Christopher Hampton's script, adapting from Doris Lessing's novel The Grandmothers, lacks plausible psychology and context for the film's two female characters and their love circle. Naomi Watts plays Lil, who is recently widowed because her husband died in a car accident. She lives by the beach, next door to her childhood friend Roz (Robin Wright), and they lazily watch their two sons Ian (Xavier Samuel) and Tom (Animal Kingdom's James Frecheville) catch the waves. Roz's husband is Harold (Ben Mendelsohn), who is concerned that she spends more time with her best friend than with him. He wants her to move with him to the city because he's accepted a job as a teacher. The two boys have few prospects besides surfing, so Harold encourages Tom to become involved with a stage play.

The only distinguishable traits of Lil and Roz are that they are two Peter Pan figures, living an impossibly sheltered inner life. Roz works at an art gallery (rarely seen) and Lil's inner life involves a yacht company, where she is pursued by Saul (Gary Sweet), who she finds boring. The film's romance isn't between the two women, they assure us they aren't lesbians, but between themselves and each other's sons. They romance the two boys because they're both resisting adult lives. They reject future prospects with two older, more stable men because they want to remain young and free (shallow). What is sympathetic or attractive about that? It's not that this is creepy, though some might think so, but that the relationship grows increasingly unrealistic, selfish and short-sighted. It fails to make you understand the mental attraction, particularly from the boy's side, besides the physicality and the casualness of it, as one of the women describes it. Why would these young, funky surfer dudes be interested in sharing their intimate social lives with their mothers?
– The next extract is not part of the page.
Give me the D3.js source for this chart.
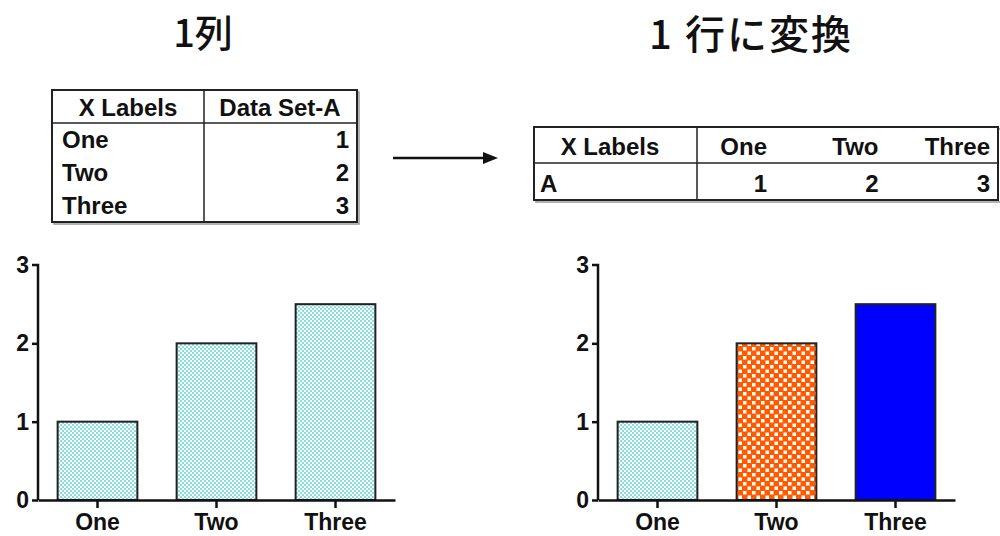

One of the other fatal narrative choices made by Hampton is that after initiating the romance, the film decides to fast forward two years into the future. This dilutes potential conflict and reactions to the relationships from the older characters like Harold. Fast forwarding also reveals the limitations of the story's driving motor. The original source material is composed of four short stories and like a lot of films attempting to expand limited material it feels overstretched as a full length feature. The love circle aside, there are actually very few risks taken with the dramatic beats of the story. They seem predictable to everyone except the leads. Tom starts spending time with Mary (Jessica Tovey), a girl from the play he's working on. This makes Lil feel old and worried he's not interested in her anymore. Why does it surprise her that a young man would find someone closer to his own age? The awkward time shift also means that a pivotal side character, Sophie Lowe's Hannah, is belatedly introduced and is underwritten, with no backstory or personal geography.

The performances from some normally reliable talents do little to strengthen our sympathy and help us understand the characters. Naomi Watts and Robin Wright smoke, giggle and drink a lot but also come across as a pair of juvenile airhead teenagers. Is this intentional? Both Xavier Samuel and James Frecheville are given terribly uninteresting and inexpressive roles, spending most of the film surfing and being underserviced by flat dialogue. "I love her", says Ian with laughable, deadening seriousness after his first encounter with Roz. Behind the camera, Fontaine's only stylistic choices are the attractive wide framing of a consistently deserted beach, and contrasting these shots with a tighter lens in the household. This is an obvious contrast between the freedom of the beach and the adult life. The film is interminably long, poorly paced, and concludes with an ending that is frustratingly detached from comprehensible human behaviour and personal responsibility. What exactly do these characters plan to do when the tide is low or bluntly, when they're too old to be running around a beach together?